McAdams On: 'Avatar'
One of the most notable things about James Cameron’s use of 3D technology in his new epic movie “Avatar” is his restraint. Nothing in this movie jumps off the screen, the way 3D is so often described. “Avatar” instead draws in the audience. First, into the austere fuselage of a cargo aircraft, where a hapless former Marine with no family sits ruefully in his wheelchair.
The opening of “Avatar” fell in sharp contrast with the 3D trailers that preceded the midnight opener at The Bridge cinema in L.A.’s Howard Hughes Center. “Piranha3D” was a wall of toothy creatures headed straight for the audience. People laughed at it. Not in a good way. If the trailer of “Dispicable Me” is any indication, the animated feature is a waste of 3D. Both were indicative of why some analysts have deemed 3D to be a gimmick. Rich Greenfield of Pali Capital said as much in November. This morning, Greenfield predicted “Avatar” would have the biggest December opening weekend in history.
The film is likely to mark the true turning point in consumer adoption of 3DTV. The glasses are not a bother with “Avatar.” It doesn’t induce nausea, possibly thanks in part to the Fusion Camera System and Cameron’s employment of it to see how the motion-captured actors looked within the digitally rendered set as the scenes were being filmed. In only a couple of instances does “Avatar” jar the optic nerves. One is the sudden and swift movement of troops off of a transport that appears to have been shot by a handheld. The other involved split-second camera sweeps in the CG environment that recall pixilation in fast-motion HD, only with the brain itself unable to process the visual information rapidly enough.
Sports was supposed to be the driver of 3DTV, just as it was for high definition, but “Avatar” may hold the key to why 3D basketball and football game coverage hasn’t really set the world on fire. The action, camera angle and capture cannot be meticulously controlled. Cameron’s taken great pains to make sure 3D enhances rather than distracts.
Only one time does Cameron point anything at his audience, doing a 180-degree frontal shot of the main character with an arrow drawn in a bow.

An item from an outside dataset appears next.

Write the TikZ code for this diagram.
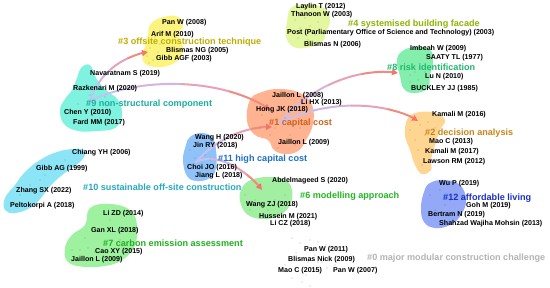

“Avatar” works not only from a 3D perspective. The story stands on its own. “Avatar” is James Cameron’s vision of how things might have gone in the New World if bison were 15 times larger with hammer-heads and armored skin. It’s also a contemplation of why Second Life is so madly popular, what with more obese Americans than ever before. “Avatar’s” disabled main character becomes physically capable of leaping between moving aircraft and the fluorescent pterodactyl he roped and reined in mid-air. Then there’s the light-emitting flora, the six-legged horses with anteater heads, floating mountains, quad-rotor helos, transformer soldier suits and a mining operation reminiscent of “Forbidden Planet’s” Great Machine. This is “Titanic” for sci-fi geeks.
There still will be quibbles. “Avatar” is preachy on corporate greed and the environment. There’s evil Anglo Saxons crushing an indigenous pagan population, which in turn can only be saved by a conveniently enlightened Anglo Saxon. There’s a ridiculously silly spiral light-chute effect to illustrate how characters perceive the inhabitation of their avatars, like something out of “That ’70s Show.”
It will be fashionable in some circles to savage this film, but that will not prevent it from making $2 billion for the $300 million it cost to make. “Titanic” likewise left a few people rolling their eyes, but that $200 million James Cameron epic brought in $1.8 billion.
“Avatar” comes just three weeks before the Consumer Electronics Show in Las Vegas, which is shaping up to be the 3D CES of 2010. Panasonic, Sony and LG all intend tooll out 3DTV sets next year. Sony is making 3D a companywide initiative, and Rupert Murdoch, whose 20th Century Fox made “Avatar,” will roll out 3DTV distribution on his U.K. satellite systems next year.
Whatever TV stations and the broadcast industry in general can do to get on this bandwagon, they should do it now, and do it right. If 3D hasn’t lit the world on fire for all the years it’s been around, it probably hasn’t been done properly.
Now, it has, and Fox has dibs on it.